(8) Вырезка из номера повстанческой газеты:
«Упорное сражение с атакующими немецкими частями под Жибритовом. Советские казаки дерутся как львы. Успешно сочетают партизанскую тактику с тактикой регулярных соединений. Словак Пурдеш гранатами уничтожил танк.
В бою погибли командир горной артиллерийской батареи надпоручик Карол Ожвольдик, поручик Франтишек Сокол, командир словацкой роты в составе французского батальона старший сержант Вильям Ганак, младший сержант Штефан Хутька, Штефан Потоцкий, Ян Псотны, Ян Ленартов и советские партизаны Николай Щербина и Ростислав Мельник».
(9) Выписка из хроники села Жибритов:
«Захватив село, немцы особенно лютовали в поселке Шваб. Всех жителей согнали к колокольне и заставили их вырыть себе глубокую яму. Потом выстроили их на краю в одни ряд — мужчин, женщин и детей — и нацелили на них пулемет. Только в последнюю минуту по ходатайству какого-то офицера, говорившего по-чешски, они отказались от этого ужасного намерения. Зато из медицинского пункта у Яловьяр вывели словацкого партизана, лежавшего в жару с покалеченной ногой — у него были оторваны все пальцы, — пнули его ногой и убили пулей в затылок. После этого злодейства они подожгли дома и гумна. Ни мольбы, ни плач не помогли, они сожгли все подчистую. Дома, по большей части крытые соломой, гумна, набитые необмолоченным зерном, сеном, занялись ужасающим пламенем — пожар виден был даже в самом Подзамчоке. Швабчане остались на выжженной земле без крова, в одночасье превратившись в нищих, жизнь которых зависела от подаяний. Но и этих страданий оказалось мало — оперативный отряд гардистов, шедший за немцами по пятам, схватил и бросил в тюрьму Яна Яловьяра, Петра Дюрицу, Юрая Мойжиша, Франтишека Ковача, Штефана Слободу».
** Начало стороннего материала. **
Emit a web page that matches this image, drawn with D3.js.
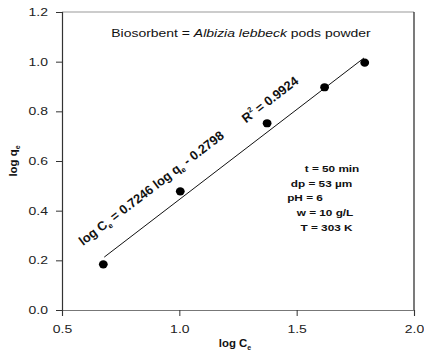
<!DOCTYPE html>
<html>
<head>
<meta charset="utf-8">
<script src="https://cdn.jsdelivr.net/npm/d3@7"></script>
<style>
  html, body { margin: 0; padding: 0; background: #fff; }
  svg { display: block; font-family: "Liberation Sans", Arial, sans-serif; }
</style>
</head>
<body>
<svg id="chart" width="424" height="356"></svg>
<script>
// Freundlich isotherm data: log Ce vs log qe
const logCe = [0.676, 1.004, 1.374, 1.619, 1.790];
const logQe = [0.184, 0.478, 0.752, 0.897, 0.996];

// Linear fit parameters as stated in the equation label
const fitSlope = 0.7246;
const fitIntercept = -0.2798;
const fitR2 = 0.9924;
const fitRange = [0.68, 1.787];

const xTicks = [0.5, 1.0, 1.5, 2.0];
const yTicks = [0.0, 0.2, 0.4, 0.6, 0.8, 1.0, 1.2];

const conditions = ["t = 50 min", "dp = 53 \u00b5m", "pH = 6", "w = 10 g/L", "T = 303 K"];

const svg = d3.select("#chart");
const margin = { left: 62, right: 10, top: 12, bottom: 46 };
const W = 424, H = 356;
const SX = 1.37; // horizontal stretch used for the in-plot lettering

const x = d3.scaleLinear().domain([0.5, 2.0]).range([margin.left, W - margin.right]);
const y = d3.scaleLinear().domain([0.0, 1.2]).range([H - margin.bottom, margin.top]);

// Frame: top edge light grey, right edge dark
svg.append("line")
  .attr("x1", x(0.5)).attr("x2", x(2.0))
  .attr("y1", y(1.2)).attr("y2", y(1.2))
  .attr("stroke", "#999").attr("stroke-width", 1);
svg.append("line")
  .attr("x1", x(2.0)).attr("x2", x(2.0))
  .attr("y1", y(1.2)).attr("y2", y(0))
  .attr("stroke", "#222").attr("stroke-width", 1.2);

// Axes
const xAxis = svg.append("g")
  .attr("transform", `translate(0,${y(0)})`)
  .call(d3.axisBottom(x).tickValues(xTicks).tickFormat(d3.format(".1f")).tickSize(6));
const yAxis = svg.append("g")
  .attr("transform", `translate(${x(0.5)},0)`)
  .call(d3.axisLeft(y).tickValues(yTicks).tickFormat(d3.format(".1f")).tickSize(6));

[xAxis, yAxis].forEach(g => {
  g.selectAll(".tick line").attr("stroke", "#333").attr("stroke-width", 1);
  g.selectAll(".tick text")
    .attr("fill", "#222")
    .style("font-family", "'Liberation Sans', Arial, sans-serif")
    .style("font-size", "10.2px");
});
xAxis.select(".domain").attr("stroke", "#777").attr("stroke-width", 1.2);
yAxis.select(".domain").attr("stroke", "#333").attr("stroke-width", 1.2);

// Widen tick labels around their anchor points
xAxis.selectAll(".tick text")
  .attr("y", null).attr("dy", null)
  .attr("transform", `translate(0,23) scale(${SX},1)`);
yAxis.selectAll(".tick text")
  .attr("x", null).attr("dy", null)
  .attr("transform", `translate(-14,3.6) scale(${SX},1)`);

// Axis titles
const xTitle = svg.append("text")
  .attr("x", 235).attr("y", 347)
  .attr("text-anchor", "middle")
  .attr("font-weight", "bold").attr("font-size", 11.4).attr("fill", "#111");
xTitle.append("tspan").text("log C");
xTitle.append("tspan").text("e").attr("font-size", 7).attr("dy", 2.5);

const yTitle = svg.append("text")
  .attr("transform", `translate(17,${y(0.6)}) rotate(-90)`)
  .attr("text-anchor", "middle")
  .attr("font-weight", "bold").attr("font-size", 11.4).attr("fill", "#111");
yTitle.append("tspan").text("log q");
yTitle.append("tspan").text("e").attr("font-size", 7).attr("dy", 2.5);

// Title line inside the plot
const title = svg.append("text")
  .attr("transform", `translate(241,36.5) scale(${SX},1)`)
  .attr("text-anchor", "middle")
  .attr("font-size", 10.2).attr("fill", "#111");
title.append("tspan").text("Biosorbent = ");
title.append("tspan").text("Albizia lebbeck").attr("font-style", "italic");
title.append("tspan").text(" pods powder");

// Regression line
const fitLine = d3.line()
  .x(d => x(d))
  .y(d => y(fitSlope * d + fitIntercept));
svg.append("path")
  .datum(fitRange)
  .attr("d", fitLine)
  .attr("fill", "none")
  .attr("stroke", "#111")
  .attr("stroke-width", 1);

// Data points
svg.append("g").selectAll("ellipse")
  .data(logCe.map((c, i) => [c, logQe[i]]))
  .join("ellipse")
  .attr("cx", d => x(d[0]))
  .attr("cy", d => y(d[1]))
  .attr("rx", 4.4).attr("ry", 4.1)
  .attr("fill", "#000");

// Rotated equation and R² labels parallel to the fitted line
const angle = Math.atan2(y(fitSlope) - y(0), x(1) - x(0)) * 180 / Math.PI;

const eq = svg.append("text")
  .attr("transform", `translate(83,246) rotate(${angle})`)
  .attr("font-weight", "bold").attr("font-size", 12.8).attr("fill", "#111");
eq.append("tspan").text("log C");
eq.append("tspan").text("e").attr("font-size", 7.5).attr("dy", 3);
eq.append("tspan").text(" = " + fitSlope + " log q").attr("dy", -3);
eq.append("tspan").text("e").attr("font-size", 7.5).attr("dy", 3);
eq.append("tspan").text(" - " + (-fitIntercept).toFixed(4)).attr("dy", -3);

const r2 = svg.append("text")
  .attr("transform", `translate(246,123.5) rotate(${angle})`)
  .attr("font-weight", "bold").attr("font-size", 12.8).attr("fill", "#111");
r2.append("tspan").text("R");
r2.append("tspan").text("2").attr("font-size", 7.5).attr("dy", -6);
r2.append("tspan").text(" = " + fitR2).attr("dy", 6);

// Experimental conditions block
const condX = [332, 321.5, 305, 325, 326.5];
const condY = [171.5, 186.5, 200.5, 215.5, 230.5];
svg.append("g").selectAll("text")
  .data(conditions)
  .join("text")
  .attr("transform", (d, i) => `translate(${condX[i]},${condY[i]}) scale(${SX},1)`)
  .attr("text-anchor", "middle")
  .attr("font-weight", "bold").attr("font-size", 8.6).attr("fill", "#111")
  .text(d => d);
</script>
</body>
</html>
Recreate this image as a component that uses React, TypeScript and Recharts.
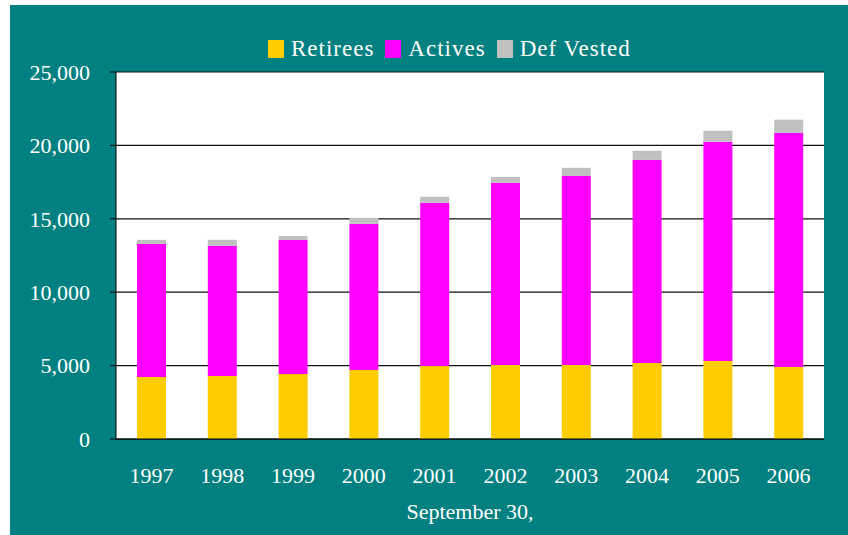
import {
  BarChart,
  Bar,
  XAxis,
  YAxis,
  CartesianGrid,
  Legend,
} from "recharts";

const years = ["1997", "1998", "1999", "2000", "2001", "2002", "2003", "2004", "2005", "2006"];
const retirees = [4230, 4300, 4430, 4700, 4980, 5040, 5040, 5180, 5320, 4910];
const actives = [9060, 8860, 9130, 9950, 11110, 12410, 12890, 13840, 14930, 15950];
const defVested = [275, 410, 270, 410, 410, 410, 545, 615, 750, 890];
const yTicks = [0, 5000, 10000, 15000, 20000, 25000];

const data = years.map((year, i) => ({
  year,
  retirees: retirees[i],
  actives: actives[i],
  defVested: defVested[i],
}));

const FONT = '"Liberation Serif", "Times New Roman", serif';
const TEAL = "#008080";

const legendItems = [
  { label: "Retirees", color: "#FFCC00" },
  { label: "Actives", color: "#FF00FF" },
  { label: "Def Vested", color: "#C0C0C0" },
];

const ChartLegend = () => (
  <div
    style={{
      height: 38,
      display: "flex",
      alignItems: "flex-start",
      paddingLeft: 258,
      fontFamily: FONT,
      fontSize: 23,
      letterSpacing: 1,
      color: "#fff",
    }}
  >
    {legendItems.map((item) => (
      <div key={item.label} style={{ display: "flex", alignItems: "center", marginRight: 11, height: 30 }}>
        <span style={{ width: 16, height: 18, background: item.color, marginRight: 7, display: "inline-block" }} />
        <span>{item.label}</span>
      </div>
    ))}
  </div>
);

const tickStyle = { fill: "#fff", fontSize: 22, fontFamily: FONT };

export default function App() {
  return (
    <div style={{ position: "absolute", left: 10, top: 5, width: 838, height: 530, background: TEAL }}>
      <BarChart width={838} height={530} data={data} margin={{ top: 29, right: 24, left: 0, bottom: 0 }}>
        <Legend verticalAlign="top" align="left" content={() => <ChartLegend />} />
        <CartesianGrid vertical={false} stroke="#111" strokeWidth={1.2} fill="#fff" fillOpacity={1} />
        <XAxis
          dataKey="year"
          height={96}
          axisLine={{ stroke: "#000" }}
          tickLine={false}
          tickMargin={22}
          tick={tickStyle}
          label={{ value: "September 30,", position: "insideBottom", offset: 16, fill: "#fff", fontSize: 22, fontFamily: FONT }}
        />
        <YAxis
          width={106}
          domain={[0, 25000]}
          ticks={yTicks}
          interval={0}
          axisLine={{ stroke: "#000" }}
          tickLine={{ stroke: "#000" }}
          tickSize={6}
          tickMargin={20}
          tick={tickStyle}
          tickFormatter={(v: number) => v.toLocaleString("en-US")}
        />
        <Bar dataKey="retirees" name="Retirees" stackId="a" fill="#FFCC00" barSize={29} isAnimationActive={false} />
        <Bar dataKey="actives" name="Actives" stackId="a" fill="#FF00FF" barSize={29} isAnimationActive={false} />
        <Bar dataKey="defVested" name="Def Vested" stackId="a" fill="#C0C0C0" barSize={29} isAnimationActive={false} />
      </BarChart>
    </div>
  );
}
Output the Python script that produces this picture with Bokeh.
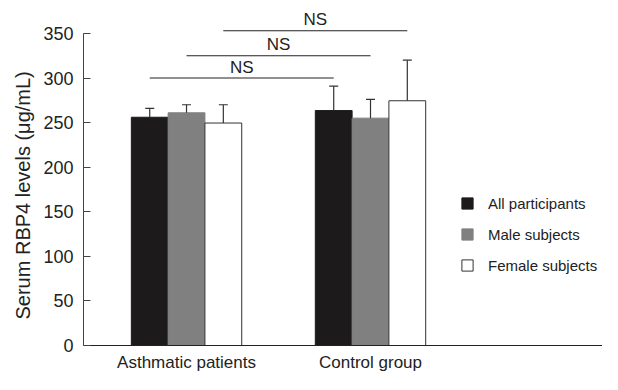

(10) Так завершились бои за свободный королевский город Крупину.
АЛЬБИНА
Если бы Жорж Санд жила на сто лет позднее и знала бы Альбину, то, возможно, причислила бы ее к своим героям — Яну Жижке, Прокопу Большому, Консуэло и графине Рудольфштадт. Коль скоро в гуситах она видела мучеников за идеалы свободы и братства, войны их почитала прообразом французской революции, а солдат с изображением чаши — носителями святых заветов равноправия, то почему бы в той же мере не могли ее вдохновить восстание и сестра Бюндерова, сражавшаяся за те же идеалы?
Однако эта «необыкновенная женщина, первая женщина всех времен, минувших и будущих, легендарнейшая писательница, затмившая своим гением всех увенчанных современников, не исключая и Виктора Гюго», оставила этот мир более полувека назад. И об Альбине, безвестной сестре милосердия из больничной страховой кассы, добровольной участнице восстания, без всяких звезд и эполетов, слишком заурядной, чтобы войти в историю, никто и не вспомнил.
А ведь только за один Сеноград она была бы вправе удостоиться этого.
За те минуты страха, жестокости и ужаса, кошмара и боли, которые она превозмогла своим мужеством в серых рассветных сумерках, когда сипло перекликались птицы и жалобно ржали кони, когда тучи чугунными плитами нависали над краем, а зеленая кромка лесов на горизонте терялась в туманном мареве, когда утро сотрясали взрывы гранат.